I didn’t notice the exact moment the shift happened at first. Things just slowly started to feel a little different. I was still running Pixels like usual—same loop I had repeated countless times before: plant, collect, upgrade, repeat. Then I checked the PIXEL chart almost out of habit, like it had become part of the rhythm itself.
But somewhere inside that routine, something quietly changed.
I wasn’t really just playing anymore—at least not in the way I used to define “playing.” Without realizing it, I had started adjusting myself to the system. I was changing timing without thinking, choosing actions that felt more efficient, and skipping things that no longer seemed worth it. Nothing about it felt loud or intentional. It was more like a silent conditioning happening in the background.
I always thought I understood how Web3 games work. You jump in, learn the loop, grind as much as possible, and eventually leave when the system starts to feel exhausted or breaks down. That pattern has repeated enough times to feel predictable.
But Pixels didn’t feel like that same predictable cycle. Players weren’t dropping off in the usual way, and the loop wasn’t collapsing into pure extraction as quickly as I expected. Maybe I’m just trying to find meaning where there isn’t any, but it didn’t feel like a simple “do more, earn more” system either.
The longer I stayed, the more I started noticing something subtle. Rewards didn’t always scale directly with effort. Similar actions, similar time spent—yet completely different outcomes.
At first, I told myself it was just balancing. Every game adjusts numbers. But this felt slightly more layered than that. It wasn’t just about distributing rewards evenly or randomly. It felt like the system was responding to behavioral patterns rather than just raw activity.
That’s when I started seeing it differently.
It’s not just about what you do inside the game. It’s about how you do it. Efficiency matters more than raw grinding. And even “efficiency” doesn’t fully capture it—because what it really means is conversion: how well your actions translate into something the system considers meaningful output.
You don’t see it directly, but you start to feel it over time. Certain patterns get rewarded more consistently. Some actions slowly lose perceived value even if they require the same effort. And without realizing it, you stop playing randomly and start playing strategically.
That changes the entire experience in a way that’s hard to ignore.
Most GameFi systems I’ve seen are heavily volume-driven. More activity equals more rewards. A simple loop. But here, alignment seems just as important, if not more. Alignment with what exactly isn’t fully visible—and maybe that’s the point. The system appears to filter behavior, prioritizing usefulness over noise.
Even the sinks feel different when viewed through this lens. They’re not just there to slow progression. They shape flow. They redirect value. They force decisions about where resources actually go instead of allowing everything to accumulate in one direction. Fees, upgrades, progression steps—they aren’t just barriers. They are mechanisms of distribution control.
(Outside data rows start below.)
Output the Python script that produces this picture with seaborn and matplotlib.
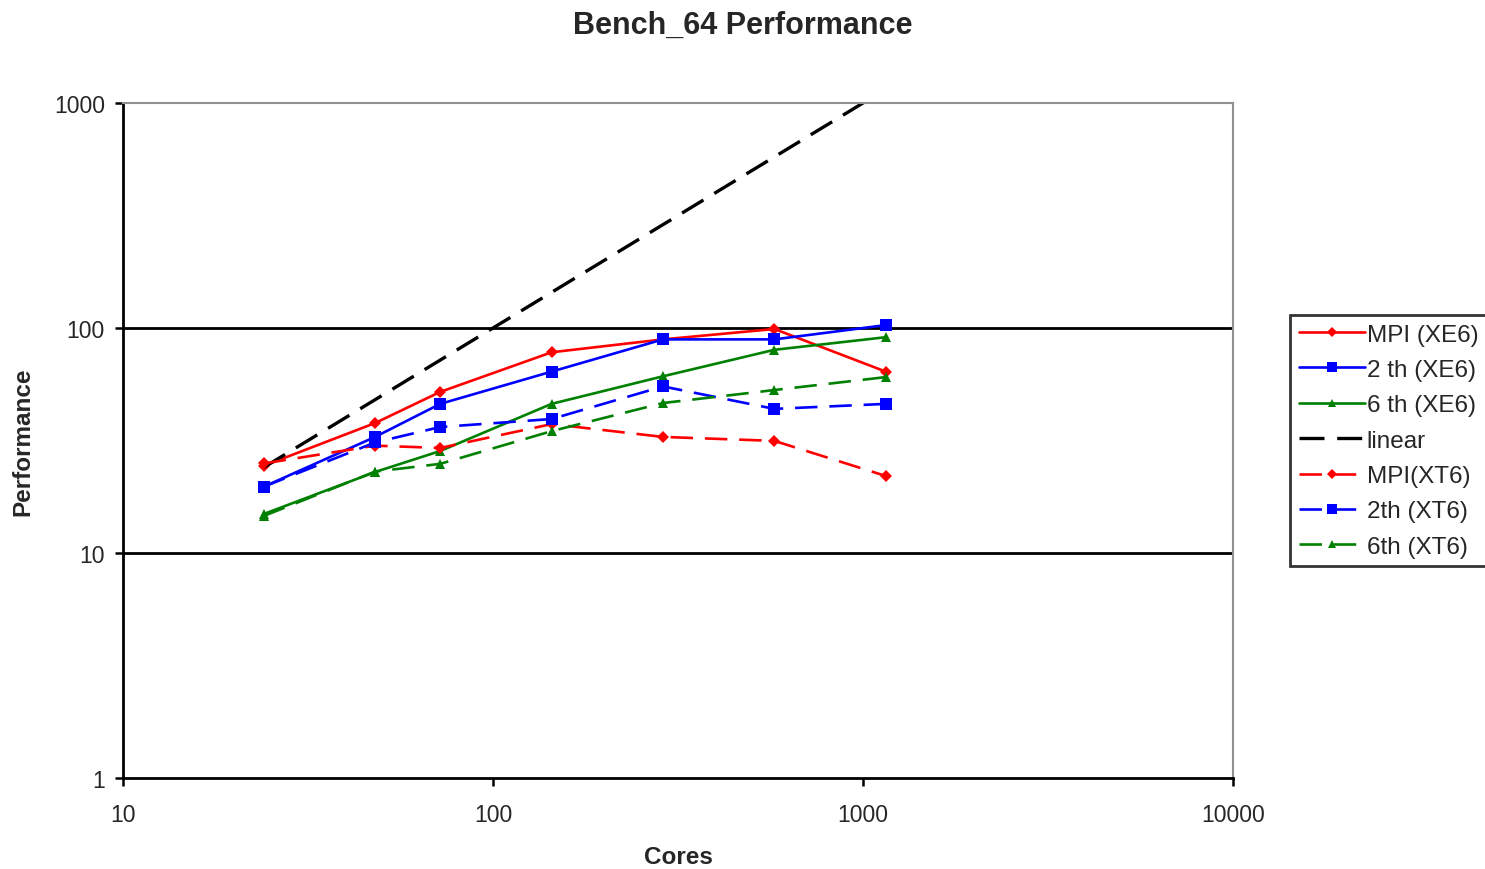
import numpy as np
import pandas as pd
import matplotlib
matplotlib.use("Agg")
import matplotlib.pyplot as plt
import seaborn as sns

cores = [24, 48, 72, 144, 288, 576, 1152]

mpi_xe6 = [24.4, 37.8, 52, 78, 89, 99, 64]
th2_xe6 = [19.7, 32.8, 46, 64, 89, 89, 103]
th6_xe6 = [14.9, 22.9, 28.4, 46, 61, 80, 91]
linear = [24, 48, 72, 144, 288, 576, 1152]
mpi_xt6 = [25, 30, 29.3, 37.4, 32.8, 31.5, 22]
th2_xt6 = [19.7, 31, 36.3, 39.4, 55, 43.7, 46]
th6_xt6 = [14.6, 23, 24.9, 34.8, 46.4, 53, 60.5]

labels = ["MPI (XE6)", "2 th (XE6)", "6 th (XE6)", "linear",
          "MPI(XT6)", "2th (XT6)", "6th (XT6)"]
series = [mpi_xe6, th2_xe6, th6_xe6, linear, mpi_xt6, th2_xt6, th6_xt6]
colors = ["#ff0000", "#0000ff", "#008000", "#000000", "#ff0000", "#0000ff", "#008000"]
markers = ["D", "s", "^", None, "D", "s", "^"]
msizes = [6, 9, 7.5, 0, 6, 9, 7.5]
dashed = [False, False, False, True, True, True, True]

sns.set_style("white")
plt.rcParams['font.family'] = ['Liberation Sans', 'DejaVu Sans']

fig = plt.figure(figsize=(14.85, 8.7), dpi=100)
ax = fig.add_axes([123 / 1485, 1 - 779 / 870, (1233 - 123) / 1485, (779 - 104) / 870])

for vals, lab, col, mk, ms, dsh in zip(series, labels, colors, markers, msizes, dashed):
    df = pd.DataFrame({"Cores": cores, "Performance": vals})
    lw = 2.4 if lab == "linear" else 1.9
    if lab == "linear":
        ls = (0, (7.5, 3.8))
    elif dsh:
        ls = (0, (8.5, 4.5))
    else:
        ls = "-"
    sns.lineplot(data=df, x="Cores", y="Performance", ax=ax, color=col,
                 marker=mk, markersize=ms, markeredgewidth=0, linewidth=lw,
                 linestyle=ls, label=lab)

ax.set_xscale("log")
ax.set_yscale("log")
ax.set_xlim(10, 10000)
ax.set_ylim(1, 1000)
ax.set_xticks([10, 100, 1000, 10000])
ax.set_xticklabels(["10", "100", "1000", "10000"])
ax.set_yticks([1, 10, 100, 1000])
ax.set_yticklabels(["1", "10", "100", "1000"])
ax.minorticks_off()
ax.tick_params(axis="both", which="major", direction="out", length=6, width=1.8,
               labelsize=16.5, left=True, bottom=True, color="black")
ax.tick_params(axis="y", pad=7)
ax.tick_params(axis="x", pad=12)

for y in [10, 100]:
    ax.axhline(y, color="black", linewidth=2, zorder=0)

ax.spines["left"].set_color("black")
ax.spines["bottom"].set_color("black")
ax.spines["left"].set_linewidth(2)
ax.spines["bottom"].set_linewidth(2)
ax.spines["top"].set_color("#909090")
ax.spines["right"].set_color("#909090")
ax.spines["top"].set_linewidth(1.5)
ax.spines["right"].set_linewidth(1.5)

ax.set_xlabel("Cores", fontsize=17.5, fontweight="bold", labelpad=14)
ax.set_ylabel("Performance", fontsize=17.5, fontweight="bold")
ax.yaxis.set_label_coords((34 - 123) / 1110, 0.5)
fig.suptitle("Bench_64 Performance", fontsize=22, fontweight="bold", y=0.988)

leg = ax.legend(loc="upper left", bbox_to_anchor=(1290 / 1485, 1 - 316 / 870),
                bbox_transform=fig.transFigure, borderaxespad=0, fontsize=17.5,
                handlelength=2.75, handletextpad=0.05, labelspacing=0.55,
                fancybox=False, frameon=True, borderpad=0.35, markerscale=0.85)
leg.get_frame().set_edgecolor("black")
leg.get_frame().set_linewidth(2)

fig.savefig("out.png", dpi=100)
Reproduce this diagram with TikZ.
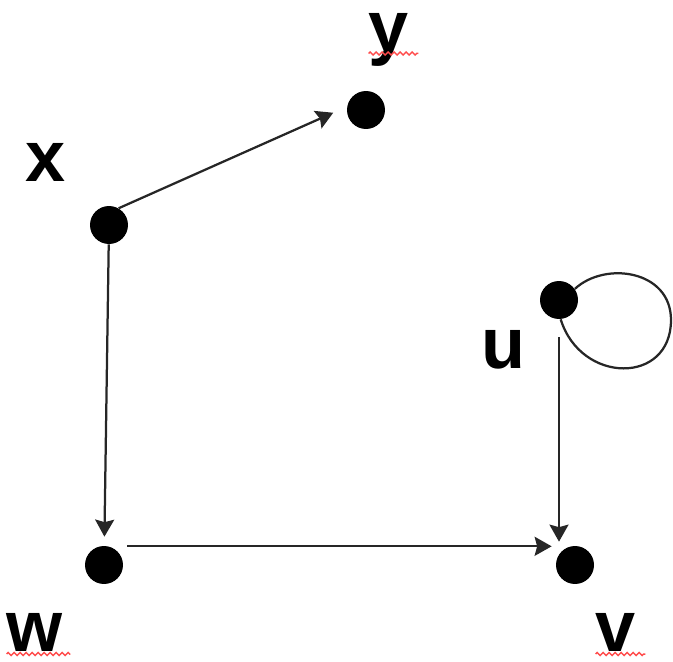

At that point, I stopped seeing it as just a game economy. It started to feel more like a controlled environment for observing how value moves when behavior becomes the input. Almost like an ongoing experiment—testing how reward systems, friction points, and retention triggers interact when everything is slightly constrained.
It feels less like a single game and more like a framework that could evolve beyond this environment.
But then there’s another layer above all of this that doesn’t follow the same logic—the market side.
That part still behaves like a traditional token system. Attention moves it. Liquidity moves it. Timing moves it. So even if the internal system carefully adjusts rewards based on behavior, the token itself still reacts instantly to external pressure. It doesn’t care about design—it reacts to momentum.
That’s where the disconnect becomes obvious.
One layer tries to reward better behavior, while the other mainly rewards attention cycles.
And I’m not fully convinced those two ever truly sync. You can design a clean incentive system internally, but externally it can still be dominated by momentum and speculation.
That gap is hard to ignore.
At times, I find myself asking—am I actually playing the game, or just optimizing my actions inside a structure that has already defined what matters?
That’s the uncomfortable part.
Because the more precisely a system defines “valuable behavior,” the more it narrows what people naturally do. Efficiency increases, but exploration shrinks—the kind of randomness that usually keeps games alive slowly disappears.
Players don’t just respond to rewards. They respond to how those rewards feel over time. And when everything becomes too measured, you stop exploring and start complying without realizing it.
Still, the reason I keep coming back isn’t optimization. It’s the fact that people actually return. That alone is the strongest signal—retention.
Because none of these systems—behavior tracking, reward shifts, sinks, progression design—matter if players don’t voluntarily re-enter the loop.
So I’ve started seeing Pixels less as a traditional game or even just a token economy, and more as a system trying to understand how value should move when behavior becomes the input rather than just activity.
Maybe it’s not complete yet. Or maybe it’s not supposed to be.
But it doesn’t feel like pure extraction either. It feels like an experiment—testing how far incentive design can go before it starts reshaping natural human behavior itself.
And maybe that’s the real tension here.
Not whether it works.
But whether a system this precise still feels like a game when you’re inside it.